According to Urbanation, 1,849 new rental units began occupancy since the start of 2019. The amount of new rental completions marks a 25-year high for the GTA. Since 2005, only 13,520 “purpose-built rental units have been brought to market,” underscoring a serious lull in the market over nearly the last 15 years.
“The latest data shows that market conditions remain tight for rentals in the GTA, with continued upward pressure on rents,” said Urbanation President Shaun Hildebrand. “However, we are starting to see the early signs of some relief emerging as more supply enters the market from both new purpose-built rentals and condo rentals.”
Rental deliveries and completions are expected to grow as the year progresses, meaning that the rental market has the potential to rebalance and perhaps reduce the rate at which rental prices are increasing across the GTA.
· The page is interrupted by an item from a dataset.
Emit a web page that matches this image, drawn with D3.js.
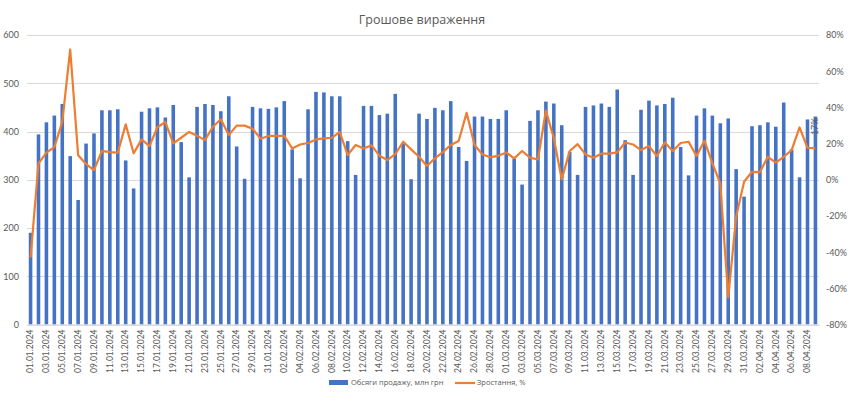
<!DOCTYPE html>
<meta charset="utf-8">
<style>
body { margin: 0; background: #fff; }
text { font-family: Lato, "Open Sans", sans-serif; fill: #595959; }
.cyr { font-family: "Open Sans", sans-serif; }
.grid line { stroke: #d9d9d9; }
</style>
<body>
<script src="https://cdn.jsdelivr.net/npm/d3@7"></script>
<script>

var width = 850,
    height = 397;

// dates 01.01.2024 .. 09.04.2024
var start = new Date(2024, 0, 1);
var dates = d3.range(100).map(function(i) { return d3.timeDay.offset(start, i); });
var fmt = d3.timeFormat("%d.%m.%Y");
var labels = dates.map(fmt);

var sales = [
  190, 394, 419, 433, 457, 349, 258, 375, 396, 444,
  444, 446, 340, 282, 441, 448, 450, 429, 455, 378,
  305, 451, 457, 455, 442, 473, 369, 302, 451, 448,
  447, 450, 463, 363, 303, 446, 482, 481, 473, 473,
  380, 310, 453, 453, 434, 437, 478, 375, 301, 437,
  426, 449, 444, 463, 368, 339, 431, 431, 426, 426,
  444, 344, 290, 422, 444, 462, 458, 413, 358, 310,
  451, 454, 458, 451, 487, 382, 310, 445, 464, 454,
  457, 470, 368, 309, 433, 448, 433, 417, 427, 322,
  265, 411, 413, 419, 410, 460, 363, 305, 425, 431
];

var growth = [
  -43, 9, 15, 18, 32, 72, 13.6, 8.7, 5.3, 16,
  15.3, 15, 30.6, 14.6, 22.3, 18.6, 29, 31.9, 20.1, 23.2,
  26.4, 24.3, 21.9, 29.3, 33.4, 24.7, 29.9, 29.9, 28.2, 22.7,
  24.2, 24.3, 24.3, 17.3, 19.5, 20.3, 22.3, 22.9, 23.2, 26.4,
  13.6, 19.2, 17.3, 19, 13.3, 10.9, 14.2, 21, 16.8, 12.7,
  7.6, 11.8, 15.3, 19.2, 21.4, 37, 19.2, 14, 12.4, 13.3,
  15.1, 11.8, 15.9, 12.2, 11.2, 38.2, 22.9, 0.2, 15.9, 19.7,
  14, 12.2, 14.4, 14.4, 15.1, 20.6, 19.5, 16.4, 18.6, 13.1,
  20.6, 15.9, 20.3, 21, 13.1, 21.6, 9, -2, -65, -20.5,
  -1.1, 4.4, 4.2, 12.7, 9.4, 12.7, 16.4, 28.9, 17.6, 17.4
];

var leftTicks = [0, 100, 200, 300, 400, 500, 600];
var rightTicks = [-80, -60, -40, -20, 0, 20, 40, 60, 80];

var margin = {top: 35, right: 31, bottom: 72.5, left: 27};

var x = d3.scaleBand()
    .domain(labels)
    .range([margin.left, width - margin.right])
    .paddingInner(0.55)
    .paddingOuter(0.225);

var y = d3.scaleLinear().domain([0, 600]).range([height - margin.bottom, margin.top]);
var y2 = d3.scaleLinear().domain([-80, 80]).range([height - margin.bottom, margin.top]);

var svg = d3.select("body").append("svg")
    .attr("width", width)
    .attr("height", height);

svg.append("text")
    .attr("class", "cyr")
    .attr("x", 422)
    .attr("y", 24)
    .attr("text-anchor", "middle")
    .style("font-size", "12.5px")
    .text("Грошове вираження");

// grid
svg.append("g")
    .attr("class", "grid")
  .selectAll("line")
    .data(leftTicks)
  .enter().append("line")
    .attr("x1", margin.left)
    .attr("x2", width - margin.right)
    .attr("y1", function(d) { return Math.round(y(d)) + 0.5; })
    .attr("y2", function(d) { return Math.round(y(d)) + 0.5; });

// left axis
var yAxis = svg.append("g")
    .attr("transform", "translate(" + margin.left + ",0)")
    .call(d3.axisLeft(y).tickValues(leftTicks).tickSize(0).tickPadding(8));
yAxis.select(".domain").remove();
yAxis.selectAll("text").style("font-size", "9px").attr("fill", "#595959");

// right axis
var y2Axis = svg.append("g")
    .attr("transform", "translate(" + (width - margin.right) + ",0)")
    .call(d3.axisRight(y2).tickValues(rightTicks).tickSize(0).tickPadding(7)
      .tickFormat(function(d) { return d + "%"; }));
y2Axis.select(".domain").remove();
y2Axis.selectAll("text").style("font-size", "9px").attr("fill", "#595959");

// bars
svg.append("g")
  .selectAll("rect")
    .data(sales)
  .enter().append("rect")
    .attr("x", function(d, i) { return x(labels[i]); })
    .attr("width", x.bandwidth())
    .attr("y", function(d) { return y(d); })
    .attr("height", function(d) { return y(0) - y(d); })
    .attr("fill", "#4472C4");

// bottom axis
var xAxis = svg.append("g")
    .attr("transform", "translate(0," + y(0) + ")")
    .call(d3.axisBottom(x)
      .tickValues(labels.filter(function(d, i) { return i % 2 === 0; }))
      .tickSize(0));
xAxis.select(".domain").attr("stroke", "#d9d9d9");
xAxis.selectAll("text")
    .style("font-size", "8.5px")
    .attr("fill", "#595959")
    .attr("transform", "rotate(-90)")
    .attr("text-anchor", "end")
    .attr("x", -5)
    .attr("y", 0)
    .attr("dy", "0.32em");

// line
var line = d3.line()
    .x(function(d, i) { return x(labels[i]) + x.bandwidth() / 2; })
    .y(function(d) { return y2(d); });

svg.append("path")
    .datum(growth)
    .attr("d", line)
    .attr("fill", "none")
    .attr("stroke", "#ED7D31")
    .attr("stroke-width", 2.2)
    .attr("stroke-linejoin", "round");

// last value label
var last = labels.length - 1;
svg.append("text")
    .attr("transform", "translate(" + (x(labels[last]) + x.bandwidth() / 2) + "," + (y2(growth[last]) - 22) + ") rotate(-90)")
    .attr("text-anchor", "middle")
    .attr("dy", "0.32em")
    .style("font-size", "9px")
    .attr("fill", "#404040")
    .text(d3.format(".0f")(growth[last]) + "%");

// legend
var legend = svg.append("g").attr("transform", "translate(0,383)");
legend.append("rect")
    .attr("x", 329).attr("y", -3)
    .attr("width", 19).attr("height", 5)
    .attr("fill", "#4472C4");
legend.append("text")
    .attr("class", "cyr")
    .attr("x", 351).attr("y", 0).attr("dy", "0.32em")
    .style("font-size", "7.5px")
    .text("Обсяги продажу, млн грн");
legend.append("line")
    .attr("x1", 455).attr("x2", 475)
    .attr("y1", 0).attr("y2", 0)
    .attr("stroke", "#ED7D31").attr("stroke-width", 2.2);
legend.append("text")
    .attr("class", "cyr")
    .attr("x", 477).attr("y", 0).attr("dy", "0.32em")
    .style("font-size", "7.5px")
    .text("Зростання, %");

</script>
“As rents have risen to new highs and population inflows into the GTA have surged, there has been a strong shift in demand to smaller units,” he said. “It’s pretty clear that rentals of all types are needed, but some projects have also experienced really good success with larger units that cater to couples, families and downsizers.”
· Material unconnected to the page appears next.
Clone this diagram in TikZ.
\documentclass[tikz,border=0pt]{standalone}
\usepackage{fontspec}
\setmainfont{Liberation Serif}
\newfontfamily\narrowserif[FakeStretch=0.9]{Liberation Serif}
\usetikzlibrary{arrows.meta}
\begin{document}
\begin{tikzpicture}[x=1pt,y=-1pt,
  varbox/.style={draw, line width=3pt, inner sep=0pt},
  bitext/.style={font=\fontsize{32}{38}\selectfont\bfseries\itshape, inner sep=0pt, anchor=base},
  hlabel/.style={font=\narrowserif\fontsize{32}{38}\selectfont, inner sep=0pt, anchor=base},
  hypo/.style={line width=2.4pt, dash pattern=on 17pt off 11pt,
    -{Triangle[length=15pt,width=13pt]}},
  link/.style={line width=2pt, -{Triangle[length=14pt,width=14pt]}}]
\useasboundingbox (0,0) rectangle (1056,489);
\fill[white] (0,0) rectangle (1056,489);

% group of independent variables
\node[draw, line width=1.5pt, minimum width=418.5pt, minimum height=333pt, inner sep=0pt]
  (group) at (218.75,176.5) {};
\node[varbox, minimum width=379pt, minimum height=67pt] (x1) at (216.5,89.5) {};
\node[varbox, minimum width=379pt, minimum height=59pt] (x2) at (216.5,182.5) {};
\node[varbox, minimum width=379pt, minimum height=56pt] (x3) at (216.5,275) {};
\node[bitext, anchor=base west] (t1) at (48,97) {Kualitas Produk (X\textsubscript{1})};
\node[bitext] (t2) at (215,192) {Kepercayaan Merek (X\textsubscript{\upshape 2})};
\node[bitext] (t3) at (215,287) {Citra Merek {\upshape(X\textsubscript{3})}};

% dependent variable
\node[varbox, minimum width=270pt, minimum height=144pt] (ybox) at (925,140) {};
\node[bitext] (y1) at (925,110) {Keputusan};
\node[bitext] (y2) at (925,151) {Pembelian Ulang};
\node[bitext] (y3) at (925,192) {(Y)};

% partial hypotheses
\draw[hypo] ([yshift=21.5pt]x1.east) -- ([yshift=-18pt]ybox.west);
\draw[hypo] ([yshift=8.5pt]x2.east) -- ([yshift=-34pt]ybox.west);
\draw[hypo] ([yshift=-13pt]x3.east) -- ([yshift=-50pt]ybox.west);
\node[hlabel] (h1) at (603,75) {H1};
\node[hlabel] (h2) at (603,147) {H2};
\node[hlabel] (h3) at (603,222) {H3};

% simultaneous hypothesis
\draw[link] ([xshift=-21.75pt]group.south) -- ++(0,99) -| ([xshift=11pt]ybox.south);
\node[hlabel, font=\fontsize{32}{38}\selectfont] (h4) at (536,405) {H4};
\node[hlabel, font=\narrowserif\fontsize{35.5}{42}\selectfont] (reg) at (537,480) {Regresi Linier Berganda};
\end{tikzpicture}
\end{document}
The report found that the first quarter of the year saw strong demand for newly completed rental buildings while vacancy rates remained low (0.6%) within those purpose-built projects built in 2005 or after.
The cost of rent grew 5% year-over-year looking at the same buildings. Those purpose-built projects saw average rents of $2,398 or $3.25 per square foot. Condo rents grew 7.7% per square foot this quarter compared to 9.2% seen in the fourth quarter of 2018.
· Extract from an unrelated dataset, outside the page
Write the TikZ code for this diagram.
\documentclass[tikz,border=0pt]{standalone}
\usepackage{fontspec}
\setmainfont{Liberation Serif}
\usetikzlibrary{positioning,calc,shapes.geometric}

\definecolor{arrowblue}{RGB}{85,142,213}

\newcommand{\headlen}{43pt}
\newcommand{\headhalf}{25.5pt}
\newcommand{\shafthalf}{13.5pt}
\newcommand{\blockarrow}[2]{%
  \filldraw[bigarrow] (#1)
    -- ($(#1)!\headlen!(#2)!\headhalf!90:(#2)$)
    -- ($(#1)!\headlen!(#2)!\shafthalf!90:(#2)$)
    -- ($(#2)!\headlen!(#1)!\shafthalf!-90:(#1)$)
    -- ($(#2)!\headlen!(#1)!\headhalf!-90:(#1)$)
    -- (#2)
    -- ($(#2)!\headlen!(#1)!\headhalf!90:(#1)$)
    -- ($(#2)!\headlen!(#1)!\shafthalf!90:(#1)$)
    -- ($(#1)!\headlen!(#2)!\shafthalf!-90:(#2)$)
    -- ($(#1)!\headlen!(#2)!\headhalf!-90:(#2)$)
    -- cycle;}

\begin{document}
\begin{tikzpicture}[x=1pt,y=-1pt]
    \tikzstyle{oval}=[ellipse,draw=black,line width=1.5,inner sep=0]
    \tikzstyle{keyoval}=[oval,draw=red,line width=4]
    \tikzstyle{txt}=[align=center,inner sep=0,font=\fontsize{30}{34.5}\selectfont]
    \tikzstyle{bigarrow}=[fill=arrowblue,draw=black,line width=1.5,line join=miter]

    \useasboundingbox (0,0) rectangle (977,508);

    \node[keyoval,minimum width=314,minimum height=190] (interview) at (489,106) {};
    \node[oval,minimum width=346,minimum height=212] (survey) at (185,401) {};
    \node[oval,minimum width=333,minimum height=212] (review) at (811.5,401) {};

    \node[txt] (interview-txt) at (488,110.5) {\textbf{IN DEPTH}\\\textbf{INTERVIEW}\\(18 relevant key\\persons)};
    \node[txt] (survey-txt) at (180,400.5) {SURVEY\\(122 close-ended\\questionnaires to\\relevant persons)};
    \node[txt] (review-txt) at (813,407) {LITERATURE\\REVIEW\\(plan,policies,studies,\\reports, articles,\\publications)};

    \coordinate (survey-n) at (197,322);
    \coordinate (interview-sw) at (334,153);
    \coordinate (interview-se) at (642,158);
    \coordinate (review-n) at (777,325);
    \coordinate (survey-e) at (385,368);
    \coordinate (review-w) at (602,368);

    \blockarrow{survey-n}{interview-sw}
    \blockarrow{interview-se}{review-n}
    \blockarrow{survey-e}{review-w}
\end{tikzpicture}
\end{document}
“Condominium rent growth is heading towards a more moderate pace relative to the past couple of years as rental affordability challenges have become greater and more supply is entering the market from projects finishing construction,” the report said.
“Although the volume of condominiums leased through MLS grew 13 per cent year-over-year in Q1-2019 to 6,005 units, supply grew faster than demand last quarter, pushing down the ratio of leases-to-listings to 73% -- the lowest level in four years.”